William Galston has an instructive post, "Political Paralysis Makes Us Poorer," up at The New Republic, which discusses one of the destructive economic effects of political uncertainty. As Galston explains:

...While we always make decisions in conditions of uncertainty, there are times in which man-made surplus uncertainty further clouds the crystal ball. This matters because beyond a certain point, uncertainty can paralyze decision-making. As economists Scott Baker, Nicholas Bloom, Steven J. Davis, and John Van Reenen recently argued, "Uncertainty can retard both investment and hiring as firms become more reluctant to make costly decisions that may soon need to be reversed. It can also lead households to adopt a more cautious stance in their spending behavior."

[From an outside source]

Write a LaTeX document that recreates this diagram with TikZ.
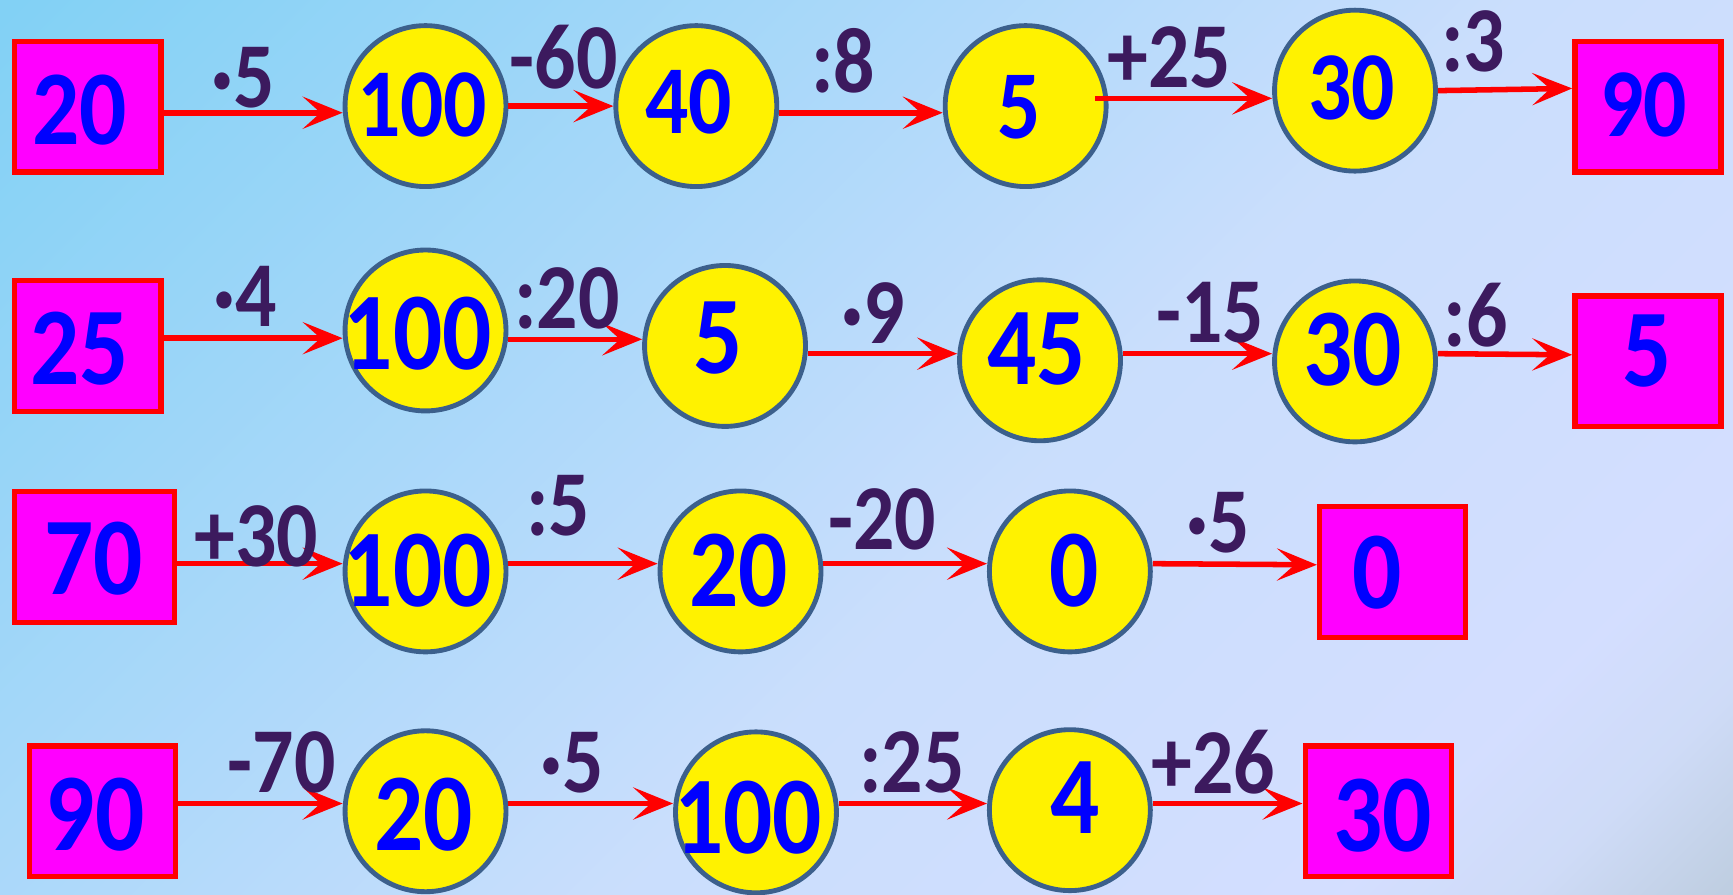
\documentclass[tikz,border=0pt]{standalone}
\usepackage{fontspec}
\setmainfont{Carlito}[FakeStretch=0.88]
\usetikzlibrary{arrows.meta}
\definecolor{numblue}{RGB}{0,0,255}
\definecolor{labpurple}{RGB}{60,26,94}
\definecolor{circline}{RGB}{60,96,140}
\definecolor{boxfill}{RGB}{255,0,255}
\definecolor{boxline}{RGB}{255,0,0}
\definecolor{arrred}{RGB}{255,0,0}
\pgfdeclarehorizontalshading{bgshade}{100bp}{rgb(0bp)=(0.51,0.82,0.96); rgb(15bp)=(0.51,0.82,0.96); rgb(40bp)=(0.68,0.85,0.98); rgb(55bp)=(0.79,0.87,0.99); rgb(75bp)=(0.83,0.87,1.0); rgb(80bp)=(0.81,0.86,0.97); rgb(86bp)=(0.74,0.80,0.87); rgb(100bp)=(0.74,0.80,0.87)}
\begin{document}
\begin{tikzpicture}[x=0.5pt,y=-0.5pt,
 circ/.style={circle, draw=circline, fill=yellow, line width=2.2pt, minimum size=72.8pt, inner sep=0pt},
 box/.style={rectangle, draw=boxline, fill=boxfill, line width=2.4pt, minimum width=66.1pt, minimum height=59.1pt, inner sep=0pt},
 widebox/.style={box, minimum width=72.1pt},
 numtxt/.style={text=numblue, inner sep=0pt, font=\fontsize{50}{50}\selectfont\bfseries},
 numsm/.style={numtxt, font=\fontsize{44}{44}\selectfont\bfseries},
 lab/.style={text=labpurple, inner sep=0pt, font=\fontsize{42}{42}\selectfont\bfseries},
 arr/.style={draw=arrred, line width=2.5pt, -{Stealth[length=18pt,width=14.5pt,inset=8pt]}}]
\shade[shading=bgshade, shading angle=-45] (0,0) rectangle (1568,809);
\useasboundingbox (0,0) rectangle (1568,809);

% ---------- Row 1 ----------
\node[box] (b20) at (79.5,96.5) {};
\node[circ] (c100a) at (385,96) {};
\node[circ] (c40) at (630,96) {};
\node[circ] (c5a) at (928,96) {};
\node[circ] (c30a) at (1226,82) {};
\node[box] (b90) at (1491,96.5) {};
\node[numtxt, font=\fontsize{48}{48}\selectfont\bfseries] (t20) at (72,100) {20};
\node[numsm] (t100a) at (382,95) {100};
\node[numsm] (t40) at (623,92) {40};
\node[numsm] (t5a) at (922,97) {5};
\node[numsm] (t30a) at (1223,80) {30};
\node[numsm] (t90) at (1487,95) {90};
\coordinate (s5a) at ([xshift=-6pt]c5a.east);
\draw[arr] (b20.east |- 0,102) -- (c100a.west |- 0,102);
\draw[arr] (c100a.east |- 0,96) -- (c40.west |- 0,96);
\draw[arr] (c40.east |- 0,102) -- (c5a.west |- 0,102);
\draw[arr] (s5a |- 0,89) -- (c30a.west |- 0,89);
\draw[arr] (c30a.east) -- (b90.west |- 0,80);
\node[lab] (l1a) at (220,70) {·5};
\node[lab] (l1b) at (510,52) {-60};
\node[lab] (l1c) at (763,55) {:8};
\node[lab] (l1d) at (1058,52) {+25};
\node[lab] (l1e) at (1333,37) {:3};

% ---------- Row 2 ----------
\node[box] (b25) at (79.5,313) {};
\node[circ] (c100b) at (385,299) {};
\node[circ] (c5b) at (656,313) {};
\node[circ] (c45) at (941,326) {};
\node[circ] (c30b) at (1226,327) {};
\node[box] (b5) at (1491,327) {};
\node[numtxt] (t25) at (72,315) {25};
\node[numtxt] (t100b) at (378,302) {100};
\node[numtxt] (t5b) at (650,306) {5};
\node[numtxt] (t45) at (938,316) {45};
\node[numtxt] (t30b) at (1224,316) {30};
\node[numtxt] (t5c) at (1490,318) {5};
\draw[arr] (b25.east |- 0,306) -- (c100b.west |- 0,306);
\draw[arr] (c100b.east |- 0,307) -- (c5b.west |- 0,307);
\draw[arr] (c5b.east |- 0,320) -- (c45.west |- 0,320);
\draw[arr] (c45.east |- 0,320) -- (c30b.west |- 0,320);
\draw[arr] (c30b.east |- 0,320) -- (b5.west |- 0,321);
\node[lab] (l2a) at (222,268) {·4};
\node[lab] (l2b) at (513,270) {:20};
\node[lab] (l2c) at (790,283) {·9};
\node[lab] (l2d) at (1095,283) {-15};
\node[lab] (l2e) at (1335,285) {:6};

% ---------- Row 3 ----------
\node[widebox] (b70) at (85.5,504) {};
\node[circ] (c100c) at (385,517) {};
\node[circ] (c20c) at (670,517) {};
\node[circ] (c0) at (968,517) {};
\node[box] (b0) at (1260,517.5) {};
\node[numtxt] (t70) at (85,505) {70};
\node[numtxt] (t100c) at (378,516) {100};
\node[numtxt] (t20c) at (668,516) {20};
\node[numtxt] (t0a) at (972,516) {0};
\node[numtxt] (t0b) at (1246,518) {0};
\draw[arr] (b70.east |- 0,510) -- (c100c.west |- 0,510);
\draw[arr] (c100c.east |- 0,510) -- (c20c.west |- 0,510);
\draw[arr] (c20c.east |- 0,510) -- (c0.west |- 0,510);
\draw[arr] (c0.east |- 0,510) -- (b0.west |- 0,511);
\node[lab] (l3a) at (232,485) {+30};
\node[lab] (l3b) at (505,458) {:5};
\node[lab] (l3c) at (798,470) {-20};
\node[lab] (l3d) at (1102,473) {·5};

% ---------- Row 4 ----------
\node[box] (b90d) at (93,734) {};
\node[circ] (c20d) at (385,734) {};
\node[circ] (c100d) at (684,735) {};
\node[circ] (c4) at (968,733) {};
\node[box] (b30) at (1247,734) {};
\node[numtxt] (t90d) at (86,737) {90};
\node[numtxt] (t20d) at (383,737) {20};
\node[numtxt] (t100d) at (677,740) {100};
\node[numtxt] (t4) at (973,722) {4};
\node[numtxt] (t30d) at (1251,738) {30};
\draw[arr] (b90d.east |- 0,727) -- (c20d.west |- 0,727);
\draw[arr] (c20d.east |- 0,727) -- (c100d.west |- 0,727);
\draw[arr] (c100d.east |- 0,727) -- (c4.west |- 0,727);
\draw[arr] (c4.east |- 0,727) -- (b30.west |- 0,727);
\node[lab] (l4a) at (255,690) {-70};
\node[lab] (l4b) at (518,690) {·5};
\node[lab] (l4c) at (825,690) {:25};
\node[lab] (l4d) at (1098,690) {+26};
\end{tikzpicture}
\end{document}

Emerging evidence suggests that this mechanism is at work in the United States today. Baker, Bloom, and Davis have constructed an Index of Economic Policy Uncertainty. During most of the past five years, this index has been at or near record highs. To be sure, separating policy uncertainty from the effects of low demand poses analytical challenges. Still, Bloom and colleagues used a macro-econometric model to estimate that net of other factors, the rise in policy uncertainty since 2007 has reduced employment by more than 2 million jobs below the level it would otherwise have reached. Based on that research, the Vanguard Group recently estimated that since 2011, policy uncertainty has created a $261 billion drag on the economy, reducing real GDP growth by a full percentage point per year during that period--the equivalent of more than $800 per person.

Galston adds that "reversing decisions in response to changed circumstances can be expensive" and "uncertainty can freeze us in place" with a fear of losses and a reluctance to invest, thereby depriving the economy of potential investments that can create jobs. Galston concludes "If this is correct, the much-discussed polarization of our politics is a problem for our economy, above and beyond the effects of inadequate demand, tight credit, and slowing export growth...When the American people say--as they do in overwhelming numbers--that they want their elected officials to stop fighting one another and start fixing the problems, they're not just asking for good government. They intuitively understand that what's going on in Washington is bad for their incomes and job prospects as well."

How this understanding will be translated into voting decisions will likely prove to be a pivotal factor in the outcome of the 2014 elections, and the candidates who incorporate it most effectively in their messaging should benefit accordingly.